@kevinhunsperger & @my123cents on Twitter
I experienced a first in my 20-year career as a journalist. I went up in a helicopter (Black Diamond Aviation) to cover the devastation left behind by Mother Nature here in southern Illinois. I had one time gone up in a luxury chopper with then-U.S. Sen. Mark Kirk and other journalists and leaders to view the damage. But this was the first time I climbed into a four-seater and took to the skies.
Several communities were hit hard by tornadoes on the night of Feb. 28. It happened to be five years after the deadly Leap Day Tornado that hit Harrisburg and Ridgway. This week's tornado (tornadoes) had deadly consequences too. A 71-year-old man died in Crossville in White County.
As the pilot flew us (my boss was there too) over that community I couldn't believe what I was seeing. Houses were knocked from their foundations, trees were twisted and ripped in half and debris littered the landscape. Then there would be spots nearby completely unphased. Watching the path that twister took reminded me how completely predictable one can be once it's touched down.
Our trip took us over Franklin and Jackson Counties too. As of Wednesday afternoon, there were no reports of lives lost there, but the destruction was apparent. A baseball stadium suffered major damage. Entire roofs on houses were on the ground. And more trees were snapped like toothpicks.

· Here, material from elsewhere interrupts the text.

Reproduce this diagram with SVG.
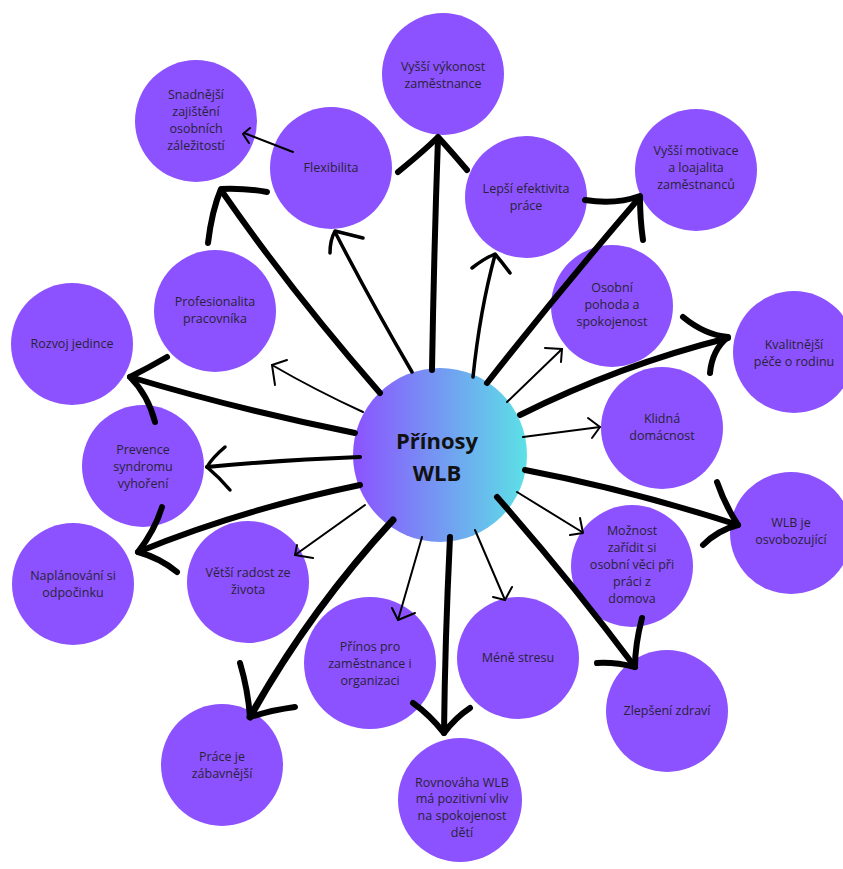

|A little nervous in the sky|
Admittedly I was nervous about flying. I'm not a fan of it in general and especially in a mode of transportation I've never been on before. But we were safe the whole time. My years of covering crashes and other tragedies have given me an unrealistic view of the world. The experience did open my eyes to be more grateful and thankful that our house and community was unscathed by the turbulent weather.